• [Exercise goal] Reproduce the listing verbatim.

:: Material provided ::

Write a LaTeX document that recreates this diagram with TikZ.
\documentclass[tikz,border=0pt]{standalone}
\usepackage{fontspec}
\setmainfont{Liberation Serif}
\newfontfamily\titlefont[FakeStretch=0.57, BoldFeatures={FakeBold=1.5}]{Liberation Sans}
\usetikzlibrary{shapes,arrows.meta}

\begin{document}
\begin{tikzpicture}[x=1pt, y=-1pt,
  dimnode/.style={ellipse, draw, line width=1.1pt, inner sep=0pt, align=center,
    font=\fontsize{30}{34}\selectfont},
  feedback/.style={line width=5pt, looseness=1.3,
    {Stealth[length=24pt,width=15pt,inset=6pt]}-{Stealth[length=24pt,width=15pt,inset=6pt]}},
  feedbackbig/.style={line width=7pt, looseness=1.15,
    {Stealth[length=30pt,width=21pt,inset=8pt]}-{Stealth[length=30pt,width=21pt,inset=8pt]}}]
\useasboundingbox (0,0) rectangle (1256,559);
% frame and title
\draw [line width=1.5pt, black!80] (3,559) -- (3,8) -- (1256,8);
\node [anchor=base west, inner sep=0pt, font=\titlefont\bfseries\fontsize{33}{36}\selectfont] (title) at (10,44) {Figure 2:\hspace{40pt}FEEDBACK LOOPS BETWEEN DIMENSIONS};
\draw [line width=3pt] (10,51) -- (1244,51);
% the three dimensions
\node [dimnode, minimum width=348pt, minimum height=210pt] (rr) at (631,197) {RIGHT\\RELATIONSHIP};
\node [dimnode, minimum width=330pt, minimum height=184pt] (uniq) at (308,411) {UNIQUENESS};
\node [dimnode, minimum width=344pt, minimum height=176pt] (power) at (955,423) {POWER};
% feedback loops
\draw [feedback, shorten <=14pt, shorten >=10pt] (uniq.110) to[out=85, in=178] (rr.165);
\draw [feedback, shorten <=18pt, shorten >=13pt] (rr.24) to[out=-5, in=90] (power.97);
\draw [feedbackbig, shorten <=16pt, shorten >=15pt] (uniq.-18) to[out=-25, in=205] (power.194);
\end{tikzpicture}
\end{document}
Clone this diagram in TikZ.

:::

• [Result of this task]
Write a LaTeX document that recreates this diagram with TikZ.
\documentclass[tikz,border=0pt]{standalone}
\usepackage{fontspec}
\setmainfont{Liberation Serif}
\newfontfamily\titlefont[FakeStretch=0.57, BoldFeatures={FakeBold=1.5}]{Liberation Sans}
\usetikzlibrary{shapes,arrows.meta}

\begin{document}
\begin{tikzpicture}[x=1pt, y=-1pt,
  dimnode/.style={ellipse, draw, line width=1.1pt, inner sep=0pt, align=center,
    font=\fontsize{30}{34}\selectfont},
  feedback/.style={line width=5pt, looseness=1.3,
    {Stealth[length=24pt,width=15pt,inset=6pt]}-{Stealth[length=24pt,width=15pt,inset=6pt]}},
  feedbackbig/.style={line width=7pt, looseness=1.15,
    {Stealth[length=30pt,width=21pt,inset=8pt]}-{Stealth[length=30pt,width=21pt,inset=8pt]}}]
\useasboundingbox (0,0) rectangle (1256,559);
% frame and title
\draw [line width=1.5pt, black!80] (3,559) -- (3,8) -- (1256,8);
\node [anchor=base west, inner sep=0pt, font=\titlefont\bfseries\fontsize{33}{36}\selectfont] (title) at (10,44) {Figure 2:\hspace{40pt}FEEDBACK LOOPS BETWEEN DIMENSIONS};
\draw [line width=3pt] (10,51) -- (1244,51);
% the three dimensions
\node [dimnode, minimum width=348pt, minimum height=210pt] (rr) at (631,197) {RIGHT\\RELATIONSHIP};
\node [dimnode, minimum width=330pt, minimum height=184pt] (uniq) at (308,411) {UNIQUENESS};
\node [dimnode, minimum width=344pt, minimum height=176pt] (power) at (955,423) {POWER};
% feedback loops
\draw [feedback, shorten <=14pt, shorten >=10pt] (uniq.110) to[out=85, in=178] (rr.165);
\draw [feedback, shorten <=18pt, shorten >=13pt] (rr.24) to[out=-5, in=90] (power.97);
\draw [feedbackbig, shorten <=16pt, shorten >=15pt] (uniq.-18) to[out=-25, in=205] (power.194);
\end{tikzpicture}
\end{document}
Clone this diagram in TikZ.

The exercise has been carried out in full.